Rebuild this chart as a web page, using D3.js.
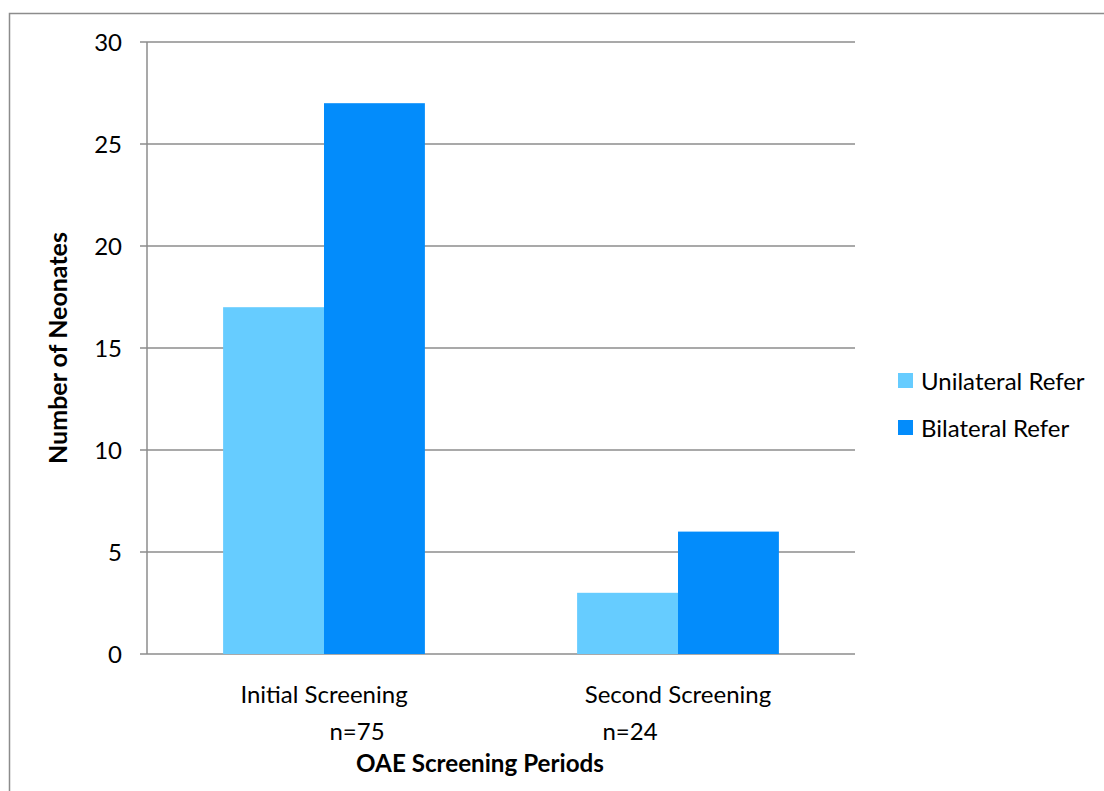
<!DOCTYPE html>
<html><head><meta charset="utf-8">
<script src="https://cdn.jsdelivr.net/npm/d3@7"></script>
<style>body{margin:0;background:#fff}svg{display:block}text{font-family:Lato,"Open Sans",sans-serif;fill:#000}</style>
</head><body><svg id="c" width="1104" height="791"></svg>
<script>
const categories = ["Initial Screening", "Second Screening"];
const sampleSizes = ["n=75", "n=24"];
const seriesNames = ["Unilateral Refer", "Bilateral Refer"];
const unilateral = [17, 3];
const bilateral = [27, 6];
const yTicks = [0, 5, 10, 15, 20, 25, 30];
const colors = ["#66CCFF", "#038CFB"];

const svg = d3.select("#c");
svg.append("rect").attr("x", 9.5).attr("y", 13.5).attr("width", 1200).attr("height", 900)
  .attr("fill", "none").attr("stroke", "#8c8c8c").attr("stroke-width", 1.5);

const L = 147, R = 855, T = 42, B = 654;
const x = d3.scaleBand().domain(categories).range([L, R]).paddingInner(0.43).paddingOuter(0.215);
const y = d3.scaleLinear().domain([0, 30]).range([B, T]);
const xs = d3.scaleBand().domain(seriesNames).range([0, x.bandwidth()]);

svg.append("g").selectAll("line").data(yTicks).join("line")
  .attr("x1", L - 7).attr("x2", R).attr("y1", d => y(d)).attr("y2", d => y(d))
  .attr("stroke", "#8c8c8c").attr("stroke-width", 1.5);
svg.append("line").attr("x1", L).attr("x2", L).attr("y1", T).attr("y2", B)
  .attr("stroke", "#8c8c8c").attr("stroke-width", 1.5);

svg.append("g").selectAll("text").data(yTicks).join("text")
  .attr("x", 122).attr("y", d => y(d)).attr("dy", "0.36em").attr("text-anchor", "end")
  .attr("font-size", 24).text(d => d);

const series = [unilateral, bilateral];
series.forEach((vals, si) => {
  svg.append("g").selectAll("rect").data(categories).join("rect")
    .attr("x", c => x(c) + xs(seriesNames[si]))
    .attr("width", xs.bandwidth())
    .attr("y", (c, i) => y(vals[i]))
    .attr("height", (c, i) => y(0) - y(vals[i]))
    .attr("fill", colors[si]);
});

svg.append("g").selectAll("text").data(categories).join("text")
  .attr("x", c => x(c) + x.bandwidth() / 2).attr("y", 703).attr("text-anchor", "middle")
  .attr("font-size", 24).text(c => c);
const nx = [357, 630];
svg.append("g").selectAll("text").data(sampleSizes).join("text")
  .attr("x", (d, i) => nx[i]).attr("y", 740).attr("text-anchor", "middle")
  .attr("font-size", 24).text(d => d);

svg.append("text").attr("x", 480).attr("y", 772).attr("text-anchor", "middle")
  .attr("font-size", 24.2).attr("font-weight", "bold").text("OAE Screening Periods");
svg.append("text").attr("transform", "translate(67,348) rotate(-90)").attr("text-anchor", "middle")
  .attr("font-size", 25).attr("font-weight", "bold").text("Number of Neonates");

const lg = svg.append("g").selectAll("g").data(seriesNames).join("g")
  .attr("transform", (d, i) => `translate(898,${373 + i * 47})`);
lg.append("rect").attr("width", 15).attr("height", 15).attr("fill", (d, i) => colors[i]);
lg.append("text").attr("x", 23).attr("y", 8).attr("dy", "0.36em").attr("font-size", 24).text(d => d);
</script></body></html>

| Objective |
Repeat the material above in full and exactly, omitting the pictures.

| The reply |
Rebuild this chart as a web page, using D3.js.
<!DOCTYPE html>
<html><head><meta charset="utf-8">
<script src="https://cdn.jsdelivr.net/npm/d3@7"></script>
<style>body{margin:0;background:#fff}svg{display:block}text{font-family:Lato,"Open Sans",sans-serif;fill:#000}</style>
</head><body><svg id="c" width="1104" height="791"></svg>
<script>
const categories = ["Initial Screening", "Second Screening"];
const sampleSizes = ["n=75", "n=24"];
const seriesNames = ["Unilateral Refer", "Bilateral Refer"];
const unilateral = [17, 3];
const bilateral = [27, 6];
const yTicks = [0, 5, 10, 15, 20, 25, 30];
const colors = ["#66CCFF", "#038CFB"];

const svg = d3.select("#c");
svg.append("rect").attr("x", 9.5).attr("y", 13.5).attr("width", 1200).attr("height", 900)
  .attr("fill", "none").attr("stroke", "#8c8c8c").attr("stroke-width", 1.5);

const L = 147, R = 855, T = 42, B = 654;
const x = d3.scaleBand().domain(categories).range([L, R]).paddingInner(0.43).paddingOuter(0.215);
const y = d3.scaleLinear().domain([0, 30]).range([B, T]);
const xs = d3.scaleBand().domain(seriesNames).range([0, x.bandwidth()]);

svg.append("g").selectAll("line").data(yTicks).join("line")
  .attr("x1", L - 7).attr("x2", R).attr("y1", d => y(d)).attr("y2", d => y(d))
  .attr("stroke", "#8c8c8c").attr("stroke-width", 1.5);
svg.append("line").attr("x1", L).attr("x2", L).attr("y1", T).attr("y2", B)
  .attr("stroke", "#8c8c8c").attr("stroke-width", 1.5);

svg.append("g").selectAll("text").data(yTicks).join("text")
  .attr("x", 122).attr("y", d => y(d)).attr("dy", "0.36em").attr("text-anchor", "end")
  .attr("font-size", 24).text(d => d);

const series = [unilateral, bilateral];
series.forEach((vals, si) => {
  svg.append("g").selectAll("rect").data(categories).join("rect")
    .attr("x", c => x(c) + xs(seriesNames[si]))
    .attr("width", xs.bandwidth())
    .attr("y", (c, i) => y(vals[i]))
    .attr("height", (c, i) => y(0) - y(vals[i]))
    .attr("fill", colors[si]);
});

svg.append("g").selectAll("text").data(categories).join("text")
  .attr("x", c => x(c) + x.bandwidth() / 2).attr("y", 703).attr("text-anchor", "middle")
  .attr("font-size", 24).text(c => c);
const nx = [357, 630];
svg.append("g").selectAll("text").data(sampleSizes).join("text")
  .attr("x", (d, i) => nx[i]).attr("y", 740).attr("text-anchor", "middle")
  .attr("font-size", 24).text(d => d);

svg.append("text").attr("x", 480).attr("y", 772).attr("text-anchor", "middle")
  .attr("font-size", 24.2).attr("font-weight", "bold").text("OAE Screening Periods");
svg.append("text").attr("transform", "translate(67,348) rotate(-90)").attr("text-anchor", "middle")
  .attr("font-size", 25).attr("font-weight", "bold").text("Number of Neonates");

const lg = svg.append("g").selectAll("g").data(seriesNames).join("g")
  .attr("transform", (d, i) => `translate(898,${373 + i * 47})`);
lg.append("rect").attr("width", 15).attr("height", 15).attr("fill", (d, i) => colors[i]);
lg.append("text").attr("x", 23).attr("y", 8).attr("dy", "0.36em").attr("font-size", 24).text(d => d);
</script></body></html>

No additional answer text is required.